In 1997, he points out, we burned fossil fuels equivalent to more than 400 times the amount of plant matter produced on Earth in the same year.
Despite these inefficiencies, fossil fuels created over the past 500 million years have given us a relatively inexpensive fuel source for the past 250 years. "It is fantastic stored free energy from the past, but it's not sustainable," Dukes says.
Bucky Fuller called this energy stored in the form of fossil fuels Earth's "cosmic energy savings account". As he pointed out in Operating Manual For Spaceship Earth and elsewhere, our daily energy "income" from the sun is vast in comparison to the energy we can obtain from burning up our "savings". Humanity's current approach is prodigal, but even worse it misses out on the incredible daily opportunity to use far great amounts of energy our planet gets for free.

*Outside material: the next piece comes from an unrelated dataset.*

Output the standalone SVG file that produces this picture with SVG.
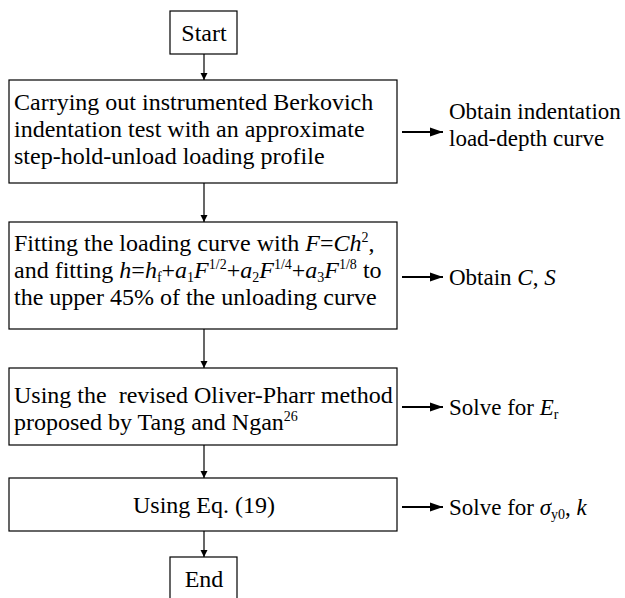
<svg xmlns="http://www.w3.org/2000/svg" width="625" height="598" viewBox="0 0 625 598">
<style>
.box{fill:#fff;stroke:#000;stroke-width:1.2}
text{font-family:"Liberation Serif","Times New Roman",serif;font-size:24px;fill:#000}
.c{text-anchor:middle}
.i{font-style:italic}
.s{font-size:14px}
.o{font-size:23px}
.v{stroke:#000;stroke-width:1.2;fill:none}
.h{stroke:#000;stroke-width:2;fill:none}
</style>
<defs>
<marker id="a" markerWidth="8" markerHeight="8" refX="7" refY="4" orient="auto" markerUnits="userSpaceOnUse"><path d="M0,0.5 L7,4 L0,7.5 Z" fill="#000"/></marker>
<marker id="b" markerWidth="14" markerHeight="10" refX="13" refY="5" orient="auto" markerUnits="userSpaceOnUse"><path d="M0,0.5 L13,5 L0,9.5 Z" fill="#000"/></marker>
</defs>
<g id="connectors">
<line class="v" x1="204" y1="54" x2="204" y2="80" marker-end="url(#a)"/>
<line class="v" x1="204" y1="183" x2="204" y2="222" marker-end="url(#a)"/>
<line class="v" x1="204" y1="329" x2="204" y2="368" marker-end="url(#a)"/>
<line class="v" x1="204" y1="445" x2="204" y2="478" marker-end="url(#a)"/>
<line class="v" x1="204" y1="531" x2="204" y2="557" marker-end="url(#a)"/>
<line class="h" x1="402" y1="132" x2="443" y2="132" marker-end="url(#b)"/>
<line class="h" x1="402" y1="277" x2="443" y2="277" marker-end="url(#b)"/>
<line class="h" x1="402" y1="407" x2="443" y2="407" marker-end="url(#b)"/>
<line class="h" x1="402" y1="507" x2="443" y2="507" marker-end="url(#b)"/>
</g>
<g id="start">
<rect class="box" x="170" y="11" width="67" height="43"/>
<text class="c" x="204" y="41">Start</text>
</g>
<g id="step1">
<rect class="box" x="9" y="80" width="388" height="103"/>
<text x="14" y="110">Carrying out instrumented Berkovich</text>
<text x="14" y="137">indentation test with an approximate</text>
<text x="14" y="164">step-hold-unload loading profile</text>
</g>
<g id="out1">
<text class="o" x="449" y="119">Obtain indentation</text>
<text class="o" x="449" y="146">load-depth curve</text>
</g>
<g id="step2">
<rect class="box" x="9" y="222" width="388" height="107"/>
<text x="14" y="251">Fitting the loading curve with <tspan class="i">F</tspan>=<tspan class="i">Ch</tspan><tspan class="s" dy="-9">2</tspan><tspan dy="9">,</tspan></text>
<text x="14" y="278">and fitting <tspan class="i">h</tspan>=<tspan class="i">h</tspan><tspan class="s" dy="4">f</tspan><tspan dy="-4">+</tspan><tspan class="i">a</tspan><tspan class="s" dy="4">1</tspan><tspan class="i" dy="-4">F</tspan><tspan class="s" dy="-9">1/2</tspan><tspan dy="9">+</tspan><tspan class="i">a</tspan><tspan class="s" dy="4">2</tspan><tspan class="i" dy="-4">F</tspan><tspan class="s" dy="-9">1/4</tspan><tspan dy="9">+</tspan><tspan class="i">a</tspan><tspan class="s" dy="4">3</tspan><tspan class="i" dy="-4">F</tspan><tspan class="s" dy="-9">1/8</tspan><tspan dy="9"> to</tspan></text>
<text x="14" y="305">the upper 45% of the unloading curve</text>
</g>
<g id="out2">
<text class="o" x="449" y="285">Obtain <tspan class="i">C</tspan>, <tspan class="i">S</tspan></text>
</g>
<g id="step3">
<rect class="box" x="9" y="368" width="388" height="77"/>
<text x="14" y="403" xml:space="preserve">Using the  revised Oliver-Pharr method</text>
<text x="14" y="430">proposed by Tang and Ngan<tspan class="s" dy="-9">26</tspan></text>
</g>
<g id="out3">
<text class="o" x="449" y="415">Solve for <tspan class="i">E</tspan><tspan class="s" dy="4">r</tspan></text>
</g>
<g id="step4">
<rect class="box" x="9" y="478" width="388" height="53"/>
<text class="c" x="204" y="513">Using Eq. (19)</text>
</g>
<g id="out4">
<text class="o" x="449" y="515">Solve for <tspan class="i">σ</tspan><tspan class="s" dy="4">y0</tspan><tspan dy="-4">, </tspan><tspan class="i">k</tspan></text>
</g>
<g id="end">
<rect class="box" x="170" y="557" width="67" height="60"/>
<text class="c" x="204" y="587">End</text>
</g>
</svg>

Fuller put it this way in his 1981 book Critical Path:
. . . cosmic evolution is also irrevocably intent upon making omni-integrated humanity omnisuccessful, able to live sustainingly at an unprecedentedly higher standard of living for all Earthians than has ever been experienced by any; able to live entirely within its cosmic-energy income instead of spending its cosmic-energy savings account (i.e., the fossil fuels) or spending its cosmic-capital plant and equipment account (i.e., atomic energy) . . . a spending folly no less logical than burning your house-and-home too keep the family warm on an unprecedentedly cold midwinter night.
Humanity's cosmic-energy income account consists entirely of our gravity- and star(99 percent Sun)-distributed cosmic dividends of waterpower, tidal power, wavepower, windpower, vegetation-produced alcohols, methane gas, vulcanism, and so on. Humanity's present rate of total energy consumption amounts to only one four-millionth of one percent of the rate of its energy income.
Over twenty years later, nothing has fundamentally changed--not our approach and not the potential.